Friedrich Petzel Gallery is pleased to present the third solo exhibition in New York by the German artist Dirk Skreber. The show will consist of Skreber's new "pluck" paintings and two life-size sculptures of crashed cars.

Dirk Skreber's paintings and sculptures have consistently mined the catastrophic- either in its immediate aftermath (a flood, a burned-out camper), its sudden surge (car wheels and parts in mid-air) or its potentiality (aerial views of nuclear power plants in Iran). The transformative aspect of energy in its abrupt, violent release and subsequent unpredictable result has been a fascination for the artist and a fundamental, underlying and unifying motif in his work.

Dirk Skreber's new paintings continue the artist's interest in comic book action heroes, originally begun in 2002. Skreber's images are pulled from various sources including the internet and depict a dark fascination with the over-sexulized, physically over-imbued aspects of that genre of comic character. Unlike the graphic quality of a Pop painting, Skreber's works obscure the immediate recognition of the image. Each "pluck painting" uses a reductive foam and tape method to achieve an optical gradation. The cartoon images manifest out of the plucked strips of stripes with the muted legibility.

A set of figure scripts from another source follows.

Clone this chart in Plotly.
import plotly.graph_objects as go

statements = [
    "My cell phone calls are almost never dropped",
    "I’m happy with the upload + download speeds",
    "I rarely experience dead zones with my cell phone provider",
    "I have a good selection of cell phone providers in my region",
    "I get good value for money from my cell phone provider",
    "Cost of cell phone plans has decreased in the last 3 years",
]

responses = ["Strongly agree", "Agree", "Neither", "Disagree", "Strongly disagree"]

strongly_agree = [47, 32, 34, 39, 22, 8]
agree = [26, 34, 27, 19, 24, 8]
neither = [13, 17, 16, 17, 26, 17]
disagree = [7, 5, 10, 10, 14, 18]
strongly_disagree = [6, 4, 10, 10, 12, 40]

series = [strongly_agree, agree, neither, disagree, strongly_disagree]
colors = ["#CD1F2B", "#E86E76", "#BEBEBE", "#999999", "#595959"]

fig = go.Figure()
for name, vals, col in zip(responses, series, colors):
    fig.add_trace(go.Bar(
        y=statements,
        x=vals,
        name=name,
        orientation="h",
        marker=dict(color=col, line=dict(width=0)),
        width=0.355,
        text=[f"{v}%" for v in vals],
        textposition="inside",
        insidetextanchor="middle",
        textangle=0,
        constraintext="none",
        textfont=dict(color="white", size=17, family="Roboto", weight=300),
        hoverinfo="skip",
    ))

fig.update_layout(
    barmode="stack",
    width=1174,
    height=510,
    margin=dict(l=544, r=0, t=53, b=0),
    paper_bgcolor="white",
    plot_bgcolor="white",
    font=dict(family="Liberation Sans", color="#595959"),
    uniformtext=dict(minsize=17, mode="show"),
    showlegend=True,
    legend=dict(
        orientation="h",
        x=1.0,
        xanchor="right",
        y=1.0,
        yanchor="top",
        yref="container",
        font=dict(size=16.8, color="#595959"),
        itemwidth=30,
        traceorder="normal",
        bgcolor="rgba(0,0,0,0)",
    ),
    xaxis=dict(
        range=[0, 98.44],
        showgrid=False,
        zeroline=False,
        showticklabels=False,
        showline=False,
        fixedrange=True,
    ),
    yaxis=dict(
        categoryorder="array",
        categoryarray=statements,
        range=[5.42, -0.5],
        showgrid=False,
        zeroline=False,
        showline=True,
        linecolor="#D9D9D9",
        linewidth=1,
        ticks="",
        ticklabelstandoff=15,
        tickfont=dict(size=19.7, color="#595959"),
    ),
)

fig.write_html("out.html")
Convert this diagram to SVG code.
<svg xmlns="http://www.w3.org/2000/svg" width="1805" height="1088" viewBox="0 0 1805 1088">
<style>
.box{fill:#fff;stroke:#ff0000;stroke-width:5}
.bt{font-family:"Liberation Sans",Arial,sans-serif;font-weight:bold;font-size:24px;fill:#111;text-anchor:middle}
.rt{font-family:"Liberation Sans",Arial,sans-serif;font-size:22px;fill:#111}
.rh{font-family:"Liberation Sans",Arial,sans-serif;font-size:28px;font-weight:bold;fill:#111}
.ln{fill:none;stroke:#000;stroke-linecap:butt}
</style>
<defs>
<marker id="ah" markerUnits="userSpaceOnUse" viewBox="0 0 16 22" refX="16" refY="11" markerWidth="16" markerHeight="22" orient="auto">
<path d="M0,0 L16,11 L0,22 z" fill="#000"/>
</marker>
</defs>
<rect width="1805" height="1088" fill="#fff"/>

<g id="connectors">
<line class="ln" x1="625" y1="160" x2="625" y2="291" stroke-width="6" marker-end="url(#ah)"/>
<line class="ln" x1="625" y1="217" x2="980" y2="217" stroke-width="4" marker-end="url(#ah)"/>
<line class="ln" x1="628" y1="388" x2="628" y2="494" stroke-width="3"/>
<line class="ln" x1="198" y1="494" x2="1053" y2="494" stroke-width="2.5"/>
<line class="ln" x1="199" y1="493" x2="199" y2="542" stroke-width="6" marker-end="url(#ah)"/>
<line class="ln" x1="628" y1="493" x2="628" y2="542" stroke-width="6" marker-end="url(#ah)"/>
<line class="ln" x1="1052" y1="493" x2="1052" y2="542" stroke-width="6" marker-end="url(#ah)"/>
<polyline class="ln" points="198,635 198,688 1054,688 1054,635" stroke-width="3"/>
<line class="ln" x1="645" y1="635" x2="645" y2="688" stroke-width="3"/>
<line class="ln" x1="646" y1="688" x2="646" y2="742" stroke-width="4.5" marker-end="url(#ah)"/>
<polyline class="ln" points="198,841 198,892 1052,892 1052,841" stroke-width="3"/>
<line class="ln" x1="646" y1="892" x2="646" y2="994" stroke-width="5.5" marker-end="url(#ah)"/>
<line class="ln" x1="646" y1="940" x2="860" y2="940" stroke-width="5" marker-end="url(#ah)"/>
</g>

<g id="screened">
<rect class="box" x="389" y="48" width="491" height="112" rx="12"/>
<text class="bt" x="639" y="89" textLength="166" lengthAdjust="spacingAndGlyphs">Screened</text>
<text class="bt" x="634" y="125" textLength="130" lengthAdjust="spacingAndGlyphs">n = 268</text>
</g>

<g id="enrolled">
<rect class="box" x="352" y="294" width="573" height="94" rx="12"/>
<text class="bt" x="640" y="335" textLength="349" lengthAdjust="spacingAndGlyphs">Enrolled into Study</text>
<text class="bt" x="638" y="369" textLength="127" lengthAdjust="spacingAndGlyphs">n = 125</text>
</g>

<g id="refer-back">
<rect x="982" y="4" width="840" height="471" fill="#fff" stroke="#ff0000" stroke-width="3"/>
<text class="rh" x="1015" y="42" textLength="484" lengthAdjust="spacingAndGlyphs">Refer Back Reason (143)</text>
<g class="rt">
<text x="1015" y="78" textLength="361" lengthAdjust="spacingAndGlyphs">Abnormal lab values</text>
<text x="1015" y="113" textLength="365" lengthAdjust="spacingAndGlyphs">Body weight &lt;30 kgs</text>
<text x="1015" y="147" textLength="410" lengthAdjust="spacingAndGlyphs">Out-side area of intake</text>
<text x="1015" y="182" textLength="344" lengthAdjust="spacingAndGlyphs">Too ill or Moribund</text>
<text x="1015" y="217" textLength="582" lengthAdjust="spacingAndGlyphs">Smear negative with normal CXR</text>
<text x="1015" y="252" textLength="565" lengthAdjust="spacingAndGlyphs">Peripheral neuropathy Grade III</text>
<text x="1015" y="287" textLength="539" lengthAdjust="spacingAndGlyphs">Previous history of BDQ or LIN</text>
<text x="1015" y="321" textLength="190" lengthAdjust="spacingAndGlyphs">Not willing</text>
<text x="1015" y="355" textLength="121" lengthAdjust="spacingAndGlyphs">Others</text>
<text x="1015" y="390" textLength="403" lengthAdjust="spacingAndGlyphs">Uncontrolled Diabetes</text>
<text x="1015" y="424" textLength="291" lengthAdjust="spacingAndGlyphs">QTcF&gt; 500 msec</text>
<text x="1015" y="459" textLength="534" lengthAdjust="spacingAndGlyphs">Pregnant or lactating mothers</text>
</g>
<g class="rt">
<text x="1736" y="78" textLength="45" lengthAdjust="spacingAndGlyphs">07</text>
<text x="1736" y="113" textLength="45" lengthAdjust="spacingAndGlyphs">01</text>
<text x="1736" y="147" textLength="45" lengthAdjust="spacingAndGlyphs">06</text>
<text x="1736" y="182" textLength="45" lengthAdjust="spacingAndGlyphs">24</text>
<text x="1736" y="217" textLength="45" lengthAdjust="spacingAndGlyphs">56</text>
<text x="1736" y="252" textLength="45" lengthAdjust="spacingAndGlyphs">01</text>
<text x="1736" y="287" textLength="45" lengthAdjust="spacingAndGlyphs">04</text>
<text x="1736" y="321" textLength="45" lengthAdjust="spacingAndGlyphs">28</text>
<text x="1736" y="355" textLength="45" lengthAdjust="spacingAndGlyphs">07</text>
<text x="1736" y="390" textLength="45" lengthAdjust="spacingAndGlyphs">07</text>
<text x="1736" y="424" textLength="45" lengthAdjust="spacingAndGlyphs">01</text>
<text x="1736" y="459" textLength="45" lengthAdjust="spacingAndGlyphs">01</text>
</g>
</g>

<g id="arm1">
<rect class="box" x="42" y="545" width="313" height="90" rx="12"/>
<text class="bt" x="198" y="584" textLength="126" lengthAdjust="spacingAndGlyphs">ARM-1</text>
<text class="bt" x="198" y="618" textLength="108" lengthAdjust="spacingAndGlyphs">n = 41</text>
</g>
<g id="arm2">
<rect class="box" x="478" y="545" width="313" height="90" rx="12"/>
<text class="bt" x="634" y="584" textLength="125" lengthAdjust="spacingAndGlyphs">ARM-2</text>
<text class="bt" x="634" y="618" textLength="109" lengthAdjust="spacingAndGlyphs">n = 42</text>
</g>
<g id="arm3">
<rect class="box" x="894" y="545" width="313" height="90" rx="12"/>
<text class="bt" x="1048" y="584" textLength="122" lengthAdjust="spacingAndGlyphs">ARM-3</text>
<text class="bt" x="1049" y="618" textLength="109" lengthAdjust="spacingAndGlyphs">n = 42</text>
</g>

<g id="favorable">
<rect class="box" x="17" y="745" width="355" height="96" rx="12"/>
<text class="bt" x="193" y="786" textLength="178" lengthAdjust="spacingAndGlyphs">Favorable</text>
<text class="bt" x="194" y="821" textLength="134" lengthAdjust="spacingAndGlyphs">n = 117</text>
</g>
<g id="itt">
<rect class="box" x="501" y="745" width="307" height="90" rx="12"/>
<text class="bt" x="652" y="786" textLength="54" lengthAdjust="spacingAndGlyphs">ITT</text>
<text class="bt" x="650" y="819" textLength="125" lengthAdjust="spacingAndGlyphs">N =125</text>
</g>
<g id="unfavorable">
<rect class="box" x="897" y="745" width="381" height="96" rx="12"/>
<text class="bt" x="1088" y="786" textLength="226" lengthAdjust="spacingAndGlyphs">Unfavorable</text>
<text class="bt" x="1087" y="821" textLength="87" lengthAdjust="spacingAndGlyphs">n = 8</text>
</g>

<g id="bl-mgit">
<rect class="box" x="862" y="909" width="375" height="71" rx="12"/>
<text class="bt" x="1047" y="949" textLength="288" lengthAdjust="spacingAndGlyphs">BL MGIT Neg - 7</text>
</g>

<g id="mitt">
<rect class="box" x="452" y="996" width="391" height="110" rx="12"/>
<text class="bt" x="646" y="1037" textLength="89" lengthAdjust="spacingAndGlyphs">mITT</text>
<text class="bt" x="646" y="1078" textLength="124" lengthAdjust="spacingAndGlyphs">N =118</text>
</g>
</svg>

In addition to new paintings, two life-sized sculptures of crashed cars fill the main space of the gallery. Each vehicle has been violently wrapped around a pole, as though these two warped metal beasts, speeding headlong at many miles per hour, have suddenly found themselves curtailed- stubbornly embracing the very obstacle that stopped it. Like the artist's paintings of catastrophes, these sculptures beg ambivalence. Are we to be fascinated or repulsed? Horrified or excited? Further, upon closer inspection, the viewer finds the crashed cars highly polished and clean. No traces of the messy event remain but for the once-sleek, now mangled machines themselves. We are no longer craning our necks to see the accident we're passing, to catch a glimpse of the unsightly wreckage, to have us told by the authorities to "move along." Dirk Skreber brings the wreck to us and demands that we look at the familiar up-ended transformed to the frozen grotesque.

Dirk Skreber (born 1961, Lübeck, Germany) has had solo exhibitions at the Staatliche Kunsthalle Baden-Baden, the Museum Franz Gertsch, Burgdorf, the Frans Halsmuseum, Haarlem and the Aspen Art Museum. He lives and works in New York.